- Born: September 14, 1943 (age 82) Deming, New Mexico, US
- Education: Fort Lewis College (BA); University of Notre Dame (MA, PhD);
- Occupations: Educator, writer

= Cordelia Candelaria =

American educator and writer (born 1943)

Cordelia Chávez Candelaria (born September 14, 1943) is an American educator and writer of Hispanic descent.

== Early life and education ==
Candelaria was born on September 14, 1943, in Deming, New Mexico, to Ray J. Chávez and Eloida Trujillo. She received her Bachelor of Arts degree from Fort Lewis College, where she studied English and French. She then earned a Master of Arts in English and a PhD in American literature and structural linguistics from the University of Notre Dame.

== Career ==
From 1975 to 1978, Candelaria was an associate professor of English and Chicano literature at Idaho State University.

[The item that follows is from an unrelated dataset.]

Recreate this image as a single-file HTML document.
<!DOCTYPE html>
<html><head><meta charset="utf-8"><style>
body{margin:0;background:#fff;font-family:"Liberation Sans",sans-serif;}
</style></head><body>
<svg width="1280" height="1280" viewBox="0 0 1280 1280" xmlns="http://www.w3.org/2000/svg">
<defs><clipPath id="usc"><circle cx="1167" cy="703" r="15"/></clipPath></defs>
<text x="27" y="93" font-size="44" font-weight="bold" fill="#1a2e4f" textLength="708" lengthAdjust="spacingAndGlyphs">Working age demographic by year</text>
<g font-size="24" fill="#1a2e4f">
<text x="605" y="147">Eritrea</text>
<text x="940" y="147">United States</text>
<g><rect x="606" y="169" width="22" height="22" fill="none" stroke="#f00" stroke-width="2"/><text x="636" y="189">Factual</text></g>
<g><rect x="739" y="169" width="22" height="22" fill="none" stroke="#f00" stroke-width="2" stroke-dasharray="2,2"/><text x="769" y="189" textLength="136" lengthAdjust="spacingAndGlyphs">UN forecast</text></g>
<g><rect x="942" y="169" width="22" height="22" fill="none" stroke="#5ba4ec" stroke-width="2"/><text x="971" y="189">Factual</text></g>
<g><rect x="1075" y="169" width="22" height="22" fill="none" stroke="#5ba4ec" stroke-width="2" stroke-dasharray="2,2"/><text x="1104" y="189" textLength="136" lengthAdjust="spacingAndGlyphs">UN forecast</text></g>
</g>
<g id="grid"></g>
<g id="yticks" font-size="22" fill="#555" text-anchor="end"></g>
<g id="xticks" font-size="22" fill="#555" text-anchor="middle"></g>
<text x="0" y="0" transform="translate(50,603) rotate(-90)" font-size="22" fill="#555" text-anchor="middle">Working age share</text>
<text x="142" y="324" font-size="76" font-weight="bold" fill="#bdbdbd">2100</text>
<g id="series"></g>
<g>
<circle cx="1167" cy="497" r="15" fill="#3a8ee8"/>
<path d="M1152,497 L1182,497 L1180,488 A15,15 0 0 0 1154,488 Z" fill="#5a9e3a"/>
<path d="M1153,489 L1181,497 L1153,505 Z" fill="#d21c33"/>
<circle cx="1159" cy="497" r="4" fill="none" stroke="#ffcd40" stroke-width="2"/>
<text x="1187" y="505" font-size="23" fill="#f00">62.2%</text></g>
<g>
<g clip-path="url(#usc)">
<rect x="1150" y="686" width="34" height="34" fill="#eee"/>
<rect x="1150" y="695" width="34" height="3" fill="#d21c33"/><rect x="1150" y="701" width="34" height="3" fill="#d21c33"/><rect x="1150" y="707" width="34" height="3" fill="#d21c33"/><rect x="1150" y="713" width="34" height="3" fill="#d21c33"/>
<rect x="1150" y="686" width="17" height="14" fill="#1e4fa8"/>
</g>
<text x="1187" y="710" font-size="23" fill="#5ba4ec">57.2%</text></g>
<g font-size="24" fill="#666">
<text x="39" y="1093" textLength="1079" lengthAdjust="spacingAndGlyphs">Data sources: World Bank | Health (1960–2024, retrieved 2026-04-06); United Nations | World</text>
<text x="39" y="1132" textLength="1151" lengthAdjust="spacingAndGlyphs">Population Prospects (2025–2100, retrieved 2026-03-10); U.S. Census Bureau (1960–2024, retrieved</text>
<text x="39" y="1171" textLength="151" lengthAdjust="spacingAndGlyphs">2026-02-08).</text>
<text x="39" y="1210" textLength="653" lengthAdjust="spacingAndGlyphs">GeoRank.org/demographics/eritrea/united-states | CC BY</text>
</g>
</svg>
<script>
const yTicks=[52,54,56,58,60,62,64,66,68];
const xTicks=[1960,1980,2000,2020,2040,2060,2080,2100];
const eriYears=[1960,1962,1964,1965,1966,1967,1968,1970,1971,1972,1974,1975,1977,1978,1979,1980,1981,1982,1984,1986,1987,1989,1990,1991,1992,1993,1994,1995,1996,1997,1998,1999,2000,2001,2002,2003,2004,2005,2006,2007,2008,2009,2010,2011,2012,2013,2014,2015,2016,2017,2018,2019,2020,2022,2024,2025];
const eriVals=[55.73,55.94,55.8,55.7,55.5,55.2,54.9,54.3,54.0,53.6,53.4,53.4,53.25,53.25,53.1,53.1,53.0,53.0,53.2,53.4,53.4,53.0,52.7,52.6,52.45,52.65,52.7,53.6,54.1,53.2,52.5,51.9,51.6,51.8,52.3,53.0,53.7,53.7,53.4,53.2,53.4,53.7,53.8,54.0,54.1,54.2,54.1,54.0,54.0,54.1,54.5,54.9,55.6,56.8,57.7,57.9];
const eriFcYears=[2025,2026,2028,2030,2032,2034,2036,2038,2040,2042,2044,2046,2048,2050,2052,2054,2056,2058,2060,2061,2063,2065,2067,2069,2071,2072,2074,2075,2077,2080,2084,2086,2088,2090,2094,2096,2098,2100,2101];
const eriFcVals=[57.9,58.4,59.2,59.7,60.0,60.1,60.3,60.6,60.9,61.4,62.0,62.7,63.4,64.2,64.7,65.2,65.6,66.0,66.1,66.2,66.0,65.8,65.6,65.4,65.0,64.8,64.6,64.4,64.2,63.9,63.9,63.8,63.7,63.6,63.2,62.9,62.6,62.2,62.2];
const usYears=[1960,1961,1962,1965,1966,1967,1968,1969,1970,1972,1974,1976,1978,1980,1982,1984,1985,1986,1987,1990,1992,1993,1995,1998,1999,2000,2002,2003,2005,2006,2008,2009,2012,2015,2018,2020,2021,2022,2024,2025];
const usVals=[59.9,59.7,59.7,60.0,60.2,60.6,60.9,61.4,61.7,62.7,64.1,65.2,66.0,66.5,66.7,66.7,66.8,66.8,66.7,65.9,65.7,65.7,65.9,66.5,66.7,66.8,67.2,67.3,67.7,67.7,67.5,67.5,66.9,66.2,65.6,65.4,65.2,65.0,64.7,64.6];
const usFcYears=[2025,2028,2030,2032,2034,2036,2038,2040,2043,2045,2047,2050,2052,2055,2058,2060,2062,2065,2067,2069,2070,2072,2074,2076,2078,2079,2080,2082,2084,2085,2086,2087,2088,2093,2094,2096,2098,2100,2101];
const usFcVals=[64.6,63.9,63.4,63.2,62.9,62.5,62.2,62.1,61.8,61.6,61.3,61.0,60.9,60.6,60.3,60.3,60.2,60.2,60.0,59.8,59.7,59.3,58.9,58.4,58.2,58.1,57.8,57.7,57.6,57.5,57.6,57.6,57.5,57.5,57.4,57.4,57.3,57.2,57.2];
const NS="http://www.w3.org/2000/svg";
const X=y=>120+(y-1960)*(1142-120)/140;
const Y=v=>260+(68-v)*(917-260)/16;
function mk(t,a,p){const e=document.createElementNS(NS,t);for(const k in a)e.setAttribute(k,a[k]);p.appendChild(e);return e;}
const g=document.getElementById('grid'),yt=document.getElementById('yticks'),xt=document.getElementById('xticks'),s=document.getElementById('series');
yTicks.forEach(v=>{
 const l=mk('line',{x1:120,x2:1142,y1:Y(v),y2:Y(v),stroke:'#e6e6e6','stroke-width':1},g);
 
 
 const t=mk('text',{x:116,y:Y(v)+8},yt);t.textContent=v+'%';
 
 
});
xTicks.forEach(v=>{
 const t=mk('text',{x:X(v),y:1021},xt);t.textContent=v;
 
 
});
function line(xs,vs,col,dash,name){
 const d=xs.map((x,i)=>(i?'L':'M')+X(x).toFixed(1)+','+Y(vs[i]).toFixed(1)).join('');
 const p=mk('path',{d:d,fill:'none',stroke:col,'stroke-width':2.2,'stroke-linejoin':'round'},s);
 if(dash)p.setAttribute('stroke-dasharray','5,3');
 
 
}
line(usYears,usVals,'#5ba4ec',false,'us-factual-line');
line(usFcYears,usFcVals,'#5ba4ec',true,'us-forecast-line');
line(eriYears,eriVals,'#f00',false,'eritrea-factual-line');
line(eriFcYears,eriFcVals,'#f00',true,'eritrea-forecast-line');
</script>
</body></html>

She was also a program officer for the Division of Research at the National Endowment for the Humanities from 1976 to 1977. From 1978 to 1991, she was an associate professor of English and head of the Chicano Studies Program at the University of Colorado Boulder. During her time at the university, she also founded the Center for the Study of Ethnicity and Race in America. In 1991, she became an American literature professor and research associate at the Hispanic Research Center of Arizona State University. From 2001 to 2005, she served as chair of the Department of Chicana and Chicano Studies.

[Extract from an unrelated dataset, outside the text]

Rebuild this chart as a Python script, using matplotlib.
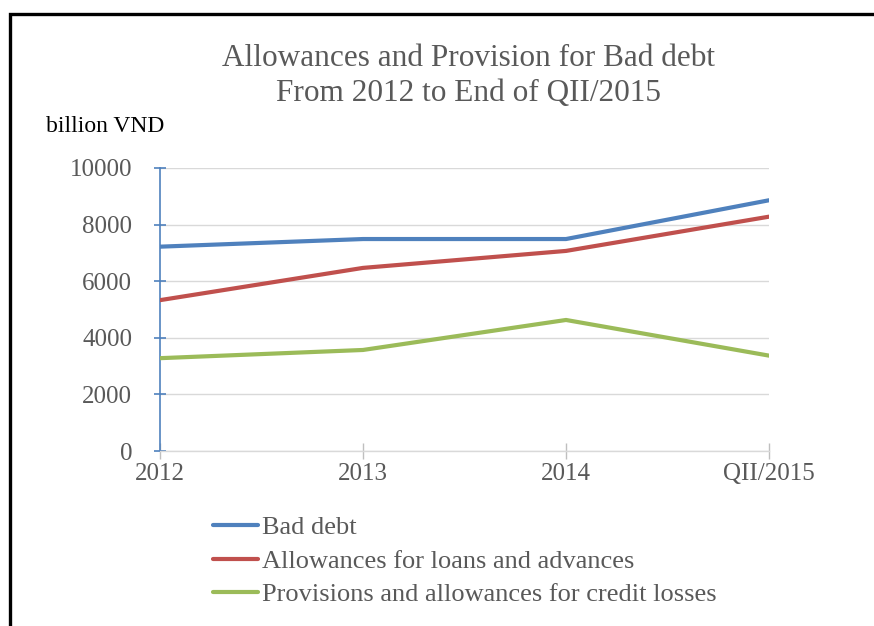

In 2008, Candelaria was named dean of the Dedman College of Humanities and Sciences at Southern Methodist University, but she resigned from the position the following year for personal reasons.

== Personal life ==
Candelaria married José Fidel Candelaria in 1961, and later Ronald Beveridge.

== Works ==
Candelaria published her first collection of poetry, Ojo de la Cueva (Cave Springs), in 1984. She also served as the executive editor for the Encyclopedia of Latino Popular Culture and has published literary criticism in various literary journals.

Other works include:

- Chicano Poetry: A Critical Introduction (1986)
- Seeking the Perfect Game: Baseball in American literature (1989)
- Arroyo to the Heart, poetry (1993)

== Awards and honors ==
Candelaria has received several awards and honors throughout her career, including the Thomas Jefferson Award in 1983, the Colorado University Equity and Excellence Faculty Award in 1989, and a 15-year Higher Education Replication Study award in 1991 from the National Sponsoring Committee in Boulder. In 2005, she received the Outstanding Latino/a Cultural Award in Literary Arts or Publications.

== Film ==
Candelaria worked on the script for the 1982 film The Ballad of Gregorio Cortez as a script co-editor and consultant. She also served as a script consultant for The Milagro Beanfield War.